I miss the Con Air and Face/Off Nic Cage. Courtesy wikipedia and fundamentalism.

Rapture fever is back, as a new iteration of the Left Behind film franchise prepares to slither onto screens, this time sans Kirk Cameron. (How desperate is Nic Cage getting, anyway?)  Now is as good a time as any to kick Left Behind in the behind and reiterate that the rapture, quite simply, is a lie.

Leave aside the fact that the word “rapture” never once occurs in Scripture. Forget that the concept is part of a system not invented until the 19th century.  Don’t even mention the observation that the rapture would mean a kind of two-stage return of Christ, which the Biblical text does not support.  Focus, instead, on this: the one text that rapture preachers can (kind of) point to has nothing to do with a rapture.  As Mickey Efird writes,

“Since Jesus has conquered death, so those who are united to God share in this great victory. Therefore, those who have already died, rather than being in a secondary position with regard to the final victory of God, are in a primary position.  The reason for this is that they are already with the Lord. They are in a real sense already experiencing the joys of the final consummation.  This seems to be what Paul means by the expression ‘The dead in Christ will rise first.'” (Mickey Efird, Left Behind? [Macon: Smith & Helwys 2005], 40.)

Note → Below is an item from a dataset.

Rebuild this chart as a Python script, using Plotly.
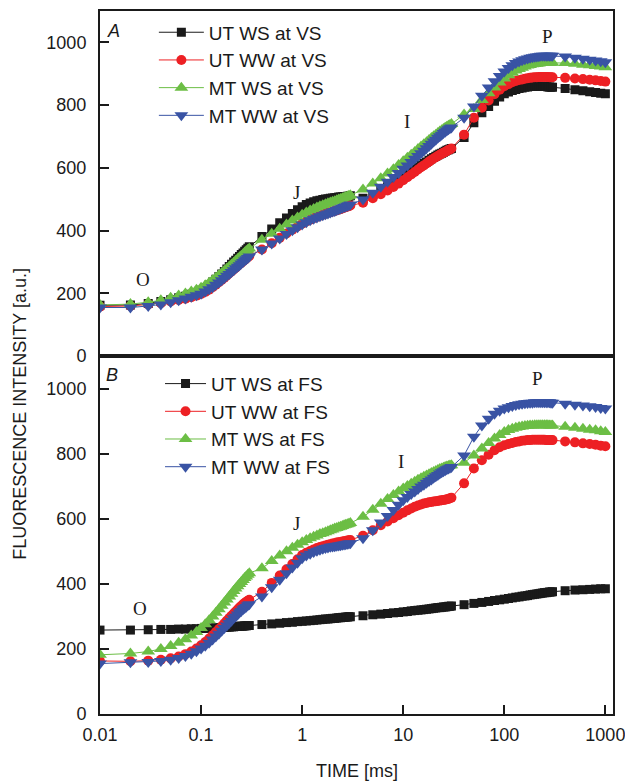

If that doesn’t suit you, NT Wright has another reading of this infamous passage, stressing Roman imperial imagery in Paul’s language.  The point is simple enough: the Darbyist rendering of this pericope is only one of many which are plausible, and is far from the dominant reading throughout the history of the church and among top contemporary scholars of the Bible.  At minimum, the dispensational rendering is hardly enough of a home-run around which to build an entire eschatology.

Of course, dispensationalists will point to other passages to prove the rapture, including Jesus’ fuzzy parables (“one will be left in the field!”) and arguments from silence (after chapter 3 in Revelation, the word church is not found again until the end!).  All of these are specious, though, and nothing carries the weight of the aforementioned Thessalonians passage.

I have referred to rapture theology in the pulpit as, “escape hatch religion.”  This is why it matters that Christians do not buy into this popular but horrific doctrine: it turns the ministry of the church into gnostic bunker-huddling.  The rapture reverses the logic of the incarnation, actually.  On the Darbyist scheme, Christ was incarnate of the Spirit and the Virgin Mary so that he could one day rescue the church out of a world going to hell.  So much for, “Thy Kingdom come on earth as it is in heaven.”  Abraham’s mission, fulfilled and intensified by the faithfulness of the Messiah, has been mutated from blessing the world through the elect into saving the elect and letting the world go to pot.

So give the rapture a good swift kick in behind.  It’s not just un-biblical, it’s not just bad theology, it is a pernicious lie.  The good news is that God loves His creation and His creatures.  Jesus came to renew both, not save one at the expense of the other.  Thanks be to God.